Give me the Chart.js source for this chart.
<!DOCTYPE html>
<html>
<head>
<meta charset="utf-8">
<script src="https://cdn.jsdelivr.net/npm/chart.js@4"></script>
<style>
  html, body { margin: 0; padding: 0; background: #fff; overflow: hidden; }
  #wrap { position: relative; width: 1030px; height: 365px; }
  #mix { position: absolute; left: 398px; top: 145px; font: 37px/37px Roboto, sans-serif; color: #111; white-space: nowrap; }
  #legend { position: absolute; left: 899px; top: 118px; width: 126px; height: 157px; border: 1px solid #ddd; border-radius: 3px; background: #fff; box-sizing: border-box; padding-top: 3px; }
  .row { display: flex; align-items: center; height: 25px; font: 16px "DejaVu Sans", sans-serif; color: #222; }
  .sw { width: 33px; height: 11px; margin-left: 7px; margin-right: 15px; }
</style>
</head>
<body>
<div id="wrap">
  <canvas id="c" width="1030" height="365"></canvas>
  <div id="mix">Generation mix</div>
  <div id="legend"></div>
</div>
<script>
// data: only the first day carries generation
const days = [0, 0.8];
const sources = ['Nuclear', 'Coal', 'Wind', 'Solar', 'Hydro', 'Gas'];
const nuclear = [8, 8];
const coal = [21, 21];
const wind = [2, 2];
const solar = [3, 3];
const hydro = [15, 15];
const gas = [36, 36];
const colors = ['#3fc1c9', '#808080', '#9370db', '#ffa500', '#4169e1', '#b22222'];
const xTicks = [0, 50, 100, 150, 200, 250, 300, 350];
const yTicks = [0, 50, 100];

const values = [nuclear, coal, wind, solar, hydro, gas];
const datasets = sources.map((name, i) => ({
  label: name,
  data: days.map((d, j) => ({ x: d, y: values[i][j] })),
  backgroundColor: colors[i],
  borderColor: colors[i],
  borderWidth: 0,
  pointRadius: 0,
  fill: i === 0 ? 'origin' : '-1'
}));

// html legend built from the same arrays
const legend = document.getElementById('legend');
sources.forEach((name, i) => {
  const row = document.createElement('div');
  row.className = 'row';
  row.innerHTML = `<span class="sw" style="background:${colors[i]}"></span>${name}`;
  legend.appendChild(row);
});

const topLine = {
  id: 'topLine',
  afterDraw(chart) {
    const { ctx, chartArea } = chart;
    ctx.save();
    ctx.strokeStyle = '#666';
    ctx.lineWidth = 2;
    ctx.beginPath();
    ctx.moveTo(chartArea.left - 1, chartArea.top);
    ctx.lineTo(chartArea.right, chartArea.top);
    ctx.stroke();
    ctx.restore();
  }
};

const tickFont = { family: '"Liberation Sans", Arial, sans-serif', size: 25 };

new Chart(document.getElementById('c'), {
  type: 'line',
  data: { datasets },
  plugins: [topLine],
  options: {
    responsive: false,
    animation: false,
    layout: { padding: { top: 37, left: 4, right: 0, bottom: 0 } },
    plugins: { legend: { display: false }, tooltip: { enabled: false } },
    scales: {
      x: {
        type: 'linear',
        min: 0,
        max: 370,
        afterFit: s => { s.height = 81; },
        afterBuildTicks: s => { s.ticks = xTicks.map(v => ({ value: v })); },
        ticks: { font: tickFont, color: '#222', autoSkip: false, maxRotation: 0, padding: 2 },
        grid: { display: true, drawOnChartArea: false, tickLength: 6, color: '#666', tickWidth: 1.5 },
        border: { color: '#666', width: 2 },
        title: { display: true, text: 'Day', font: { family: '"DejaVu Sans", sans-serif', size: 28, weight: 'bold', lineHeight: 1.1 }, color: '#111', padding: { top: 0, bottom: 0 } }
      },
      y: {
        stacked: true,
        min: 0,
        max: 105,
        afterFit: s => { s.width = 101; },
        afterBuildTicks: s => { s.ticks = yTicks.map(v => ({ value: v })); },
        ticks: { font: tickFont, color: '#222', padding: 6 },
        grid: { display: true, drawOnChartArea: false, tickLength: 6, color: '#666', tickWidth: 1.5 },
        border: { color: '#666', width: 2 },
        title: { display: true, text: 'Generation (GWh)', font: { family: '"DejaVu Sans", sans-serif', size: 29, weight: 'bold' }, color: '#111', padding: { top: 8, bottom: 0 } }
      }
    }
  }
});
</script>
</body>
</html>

• _Task prompt_
Each line of the material must be restated exactly.

• _Result_
Give me the Chart.js source for this chart.
<!DOCTYPE html>
<html>
<head>
<meta charset="utf-8">
<script src="https://cdn.jsdelivr.net/npm/chart.js@4"></script>
<style>
  html, body { margin: 0; padding: 0; background: #fff; overflow: hidden; }
  #wrap { position: relative; width: 1030px; height: 365px; }
  #mix { position: absolute; left: 398px; top: 145px; font: 37px/37px Roboto, sans-serif; color: #111; white-space: nowrap; }
  #legend { position: absolute; left: 899px; top: 118px; width: 126px; height: 157px; border: 1px solid #ddd; border-radius: 3px; background: #fff; box-sizing: border-box; padding-top: 3px; }
  .row { display: flex; align-items: center; height: 25px; font: 16px "DejaVu Sans", sans-serif; color: #222; }
  .sw { width: 33px; height: 11px; margin-left: 7px; margin-right: 15px; }
</style>
</head>
<body>
<div id="wrap">
  <canvas id="c" width="1030" height="365"></canvas>
  <div id="mix">Generation mix</div>
  <div id="legend"></div>
</div>
<script>
// data: only the first day carries generation
const days = [0, 0.8];
const sources = ['Nuclear', 'Coal', 'Wind', 'Solar', 'Hydro', 'Gas'];
const nuclear = [8, 8];
const coal = [21, 21];
const wind = [2, 2];
const solar = [3, 3];
const hydro = [15, 15];
const gas = [36, 36];
const colors = ['#3fc1c9', '#808080', '#9370db', '#ffa500', '#4169e1', '#b22222'];
const xTicks = [0, 50, 100, 150, 200, 250, 300, 350];
const yTicks = [0, 50, 100];

const values = [nuclear, coal, wind, solar, hydro, gas];
const datasets = sources.map((name, i) => ({
  label: name,
  data: days.map((d, j) => ({ x: d, y: values[i][j] })),
  backgroundColor: colors[i],
  borderColor: colors[i],
  borderWidth: 0,
  pointRadius: 0,
  fill: i === 0 ? 'origin' : '-1'
}));

// html legend built from the same arrays
const legend = document.getElementById('legend');
sources.forEach((name, i) => {
  const row = document.createElement('div');
  row.className = 'row';
  row.innerHTML = `<span class="sw" style="background:${colors[i]}"></span>${name}`;
  legend.appendChild(row);
});

const topLine = {
  id: 'topLine',
  afterDraw(chart) {
    const { ctx, chartArea } = chart;
    ctx.save();
    ctx.strokeStyle = '#666';
    ctx.lineWidth = 2;
    ctx.beginPath();
    ctx.moveTo(chartArea.left - 1, chartArea.top);
    ctx.lineTo(chartArea.right, chartArea.top);
    ctx.stroke();
    ctx.restore();
  }
};

const tickFont = { family: '"Liberation Sans", Arial, sans-serif', size: 25 };

new Chart(document.getElementById('c'), {
  type: 'line',
  data: { datasets },
  plugins: [topLine],
  options: {
    responsive: false,
    animation: false,
    layout: { padding: { top: 37, left: 4, right: 0, bottom: 0 } },
    plugins: { legend: { display: false }, tooltip: { enabled: false } },
    scales: {
      x: {
        type: 'linear',
        min: 0,
        max: 370,
        afterFit: s => { s.height = 81; },
        afterBuildTicks: s => { s.ticks = xTicks.map(v => ({ value: v })); },
        ticks: { font: tickFont, color: '#222', autoSkip: false, maxRotation: 0, padding: 2 },
        grid: { display: true, drawOnChartArea: false, tickLength: 6, color: '#666', tickWidth: 1.5 },
        border: { color: '#666', width: 2 },
        title: { display: true, text: 'Day', font: { family: '"DejaVu Sans", sans-serif', size: 28, weight: 'bold', lineHeight: 1.1 }, color: '#111', padding: { top: 0, bottom: 0 } }
      },
      y: {
        stacked: true,
        min: 0,
        max: 105,
        afterFit: s => { s.width = 101; },
        afterBuildTicks: s => { s.ticks = yTicks.map(v => ({ value: v })); },
        ticks: { font: tickFont, color: '#222', padding: 6 },
        grid: { display: true, drawOnChartArea: false, tickLength: 6, color: '#666', tickWidth: 1.5 },
        border: { color: '#666', width: 2 },
        title: { display: true, text: 'Generation (GWh)', font: { family: '"DejaVu Sans", sans-serif', size: 29, weight: 'bold' }, color: '#111', padding: { top: 8, bottom: 0 } }
      }
    }
  }
});
</script>
</body>
</html>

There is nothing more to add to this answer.